Singapore has done it again, topping the biggest global school rankings published by the OECD (Organisation for Economic Co-operation and Development). Asian countries took the top five spots, while African countries were at the bottom. The U.K. is in 20th place, among higher achieving European countries, with the U.S. in 28th and Turkey in 41st. The OECD economic think tank says the comparisons - based on test scores in 76 countries - show the link between education and economic growth. "This is the first time we have a truly global scale of the quality of education," said the OECD's education director, Andreas Schleicher.
"The idea is to give more countries, rich and poor, access to comparing themselves against the world's education leaders, to discover their relative strengths and weaknesses, and to see what the long-term economic gains from improved quality in schooling could be for them," he said.
The top performer, Singapore, had high levels of illiteracy into the 1960s, said Schleicher, showing how much progress could be made.
In the U.K., the study shows about one in five youngsters leave school without reaching a basic level of education - and the OECD says that reducing this number and improving skills could add trillions of dollars to the U.K. economy, according to BBC.
The analysis, based on test scores in maths and science, is a much wider global map of education standards than the OECD's Pisa tests, which focus on more affluent industrialised countries.
This latest league table, ranking more than a third of the world's nations, shows how countries such as Iran, South Africa, Peru and Thailand would appear on an international scale.
It shows once again the poor performance of the U.S., slipping behind successful European countries and being overtaken by Vietnam. It also highlights the decline of Sweden, with the OECD warning last week that it had serious problems in its education system. The rankings are based on an amalgamation of international assessments, including the OECD's Pisa tests, the TIMSS tests run by U.S.-based academics and TERCE tests in Latin America, putting developed and developing countries on a single scale. The findings will be formally presented at the World Education Forum in South Korea next week, where the U.N. is to convene a conference on targets for raising global education by 2030.
The top five places are all taken by Asian countries - Singapore, Hong Kong, South Korea, Taiwan and Japan.
The five lowest-ranked countries are Oman in 72nd, Morocco, Honduras, South Africa and Ghana in the last spot.
"If you go to an Asian classroom you'll find teachers who expect every student to succeed. There's a lot of rigour, a lot of focus and coherence," says Schleicher.
"These countries are also very good at attracting the most talented teachers in the most challenging classrooms, so that every student has access to excellent teachers." The report, published by the OECD and written by Eric Hanushek from Stanford University and Ludger Woessmann from Munich University, argues that the standard of education is a "powerful predictor of the wealth that countries will produce in the long run."

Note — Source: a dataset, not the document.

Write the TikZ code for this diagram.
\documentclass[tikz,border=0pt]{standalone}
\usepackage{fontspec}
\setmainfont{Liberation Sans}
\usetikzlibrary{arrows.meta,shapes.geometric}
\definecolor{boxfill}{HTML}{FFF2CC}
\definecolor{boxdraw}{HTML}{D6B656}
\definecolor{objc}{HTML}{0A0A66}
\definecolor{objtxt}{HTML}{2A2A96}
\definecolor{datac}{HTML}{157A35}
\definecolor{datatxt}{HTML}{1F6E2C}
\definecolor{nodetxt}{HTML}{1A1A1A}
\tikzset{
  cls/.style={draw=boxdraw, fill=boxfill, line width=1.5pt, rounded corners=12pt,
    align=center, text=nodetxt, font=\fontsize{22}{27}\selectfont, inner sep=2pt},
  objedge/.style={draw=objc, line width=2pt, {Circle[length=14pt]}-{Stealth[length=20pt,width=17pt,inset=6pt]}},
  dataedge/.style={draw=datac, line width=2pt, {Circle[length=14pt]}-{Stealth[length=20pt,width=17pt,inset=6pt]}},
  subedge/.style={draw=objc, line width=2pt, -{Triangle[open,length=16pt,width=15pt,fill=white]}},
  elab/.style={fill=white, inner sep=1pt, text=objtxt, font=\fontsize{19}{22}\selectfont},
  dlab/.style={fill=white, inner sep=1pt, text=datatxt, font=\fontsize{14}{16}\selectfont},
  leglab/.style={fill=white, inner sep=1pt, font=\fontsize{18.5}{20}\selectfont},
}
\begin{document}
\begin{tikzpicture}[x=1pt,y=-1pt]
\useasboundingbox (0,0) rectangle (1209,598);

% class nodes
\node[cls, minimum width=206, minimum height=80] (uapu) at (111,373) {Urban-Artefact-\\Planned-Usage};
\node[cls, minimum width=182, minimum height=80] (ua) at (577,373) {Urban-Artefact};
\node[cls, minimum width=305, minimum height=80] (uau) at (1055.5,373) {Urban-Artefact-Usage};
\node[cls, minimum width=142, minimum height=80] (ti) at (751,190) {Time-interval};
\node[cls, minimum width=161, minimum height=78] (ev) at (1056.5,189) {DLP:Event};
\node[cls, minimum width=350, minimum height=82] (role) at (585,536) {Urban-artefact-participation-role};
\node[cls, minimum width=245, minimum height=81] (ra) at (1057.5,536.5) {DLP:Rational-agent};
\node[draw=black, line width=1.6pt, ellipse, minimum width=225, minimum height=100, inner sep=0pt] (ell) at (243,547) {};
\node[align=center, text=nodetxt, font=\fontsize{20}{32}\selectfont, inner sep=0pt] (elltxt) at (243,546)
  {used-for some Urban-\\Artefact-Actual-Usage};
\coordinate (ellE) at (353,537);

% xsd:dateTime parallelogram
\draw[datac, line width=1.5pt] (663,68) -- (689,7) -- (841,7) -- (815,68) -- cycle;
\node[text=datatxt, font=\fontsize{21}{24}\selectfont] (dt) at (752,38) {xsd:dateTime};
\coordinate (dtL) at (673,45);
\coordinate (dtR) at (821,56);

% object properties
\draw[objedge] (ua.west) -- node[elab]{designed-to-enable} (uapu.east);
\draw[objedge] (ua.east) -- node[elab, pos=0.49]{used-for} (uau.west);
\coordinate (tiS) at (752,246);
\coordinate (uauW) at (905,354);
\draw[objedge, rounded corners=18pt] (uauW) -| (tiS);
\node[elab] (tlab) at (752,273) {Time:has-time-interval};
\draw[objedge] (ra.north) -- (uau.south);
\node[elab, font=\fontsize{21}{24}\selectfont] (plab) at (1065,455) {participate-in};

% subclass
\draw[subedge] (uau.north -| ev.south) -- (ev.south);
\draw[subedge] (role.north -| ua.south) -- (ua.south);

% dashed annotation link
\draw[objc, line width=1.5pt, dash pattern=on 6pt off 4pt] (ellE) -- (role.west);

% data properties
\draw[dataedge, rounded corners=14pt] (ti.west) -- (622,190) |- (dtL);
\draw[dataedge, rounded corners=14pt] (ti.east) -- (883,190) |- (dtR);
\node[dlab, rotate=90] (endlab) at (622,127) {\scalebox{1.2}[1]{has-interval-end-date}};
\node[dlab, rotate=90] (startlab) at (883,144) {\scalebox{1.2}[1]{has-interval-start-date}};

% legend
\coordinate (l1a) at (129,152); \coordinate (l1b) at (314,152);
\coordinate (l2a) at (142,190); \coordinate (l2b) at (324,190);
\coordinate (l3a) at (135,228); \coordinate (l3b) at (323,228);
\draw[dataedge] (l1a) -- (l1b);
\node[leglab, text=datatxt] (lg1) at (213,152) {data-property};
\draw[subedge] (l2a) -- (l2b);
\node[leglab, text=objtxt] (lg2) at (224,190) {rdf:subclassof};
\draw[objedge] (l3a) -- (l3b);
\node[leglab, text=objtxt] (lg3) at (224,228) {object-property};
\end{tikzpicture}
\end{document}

If Ghana, the lowest ranked country, achieved basic skills for all its 15-year-olds, the report says that it would expand its current GDP by 38 times, over the lifetime of today's youngsters. The report will provide evidence for next week's World Education Forum of how achieving education targets can deliver economic gains. The milestone conference, under the auspices of the U.N., will mark 15 years since the setting of education targets by world leaders. These millennium targets for education, such as providing all children with a primary education, have not been fully achieved. But the World Education Forum will set another round of global targets for the next 15 years.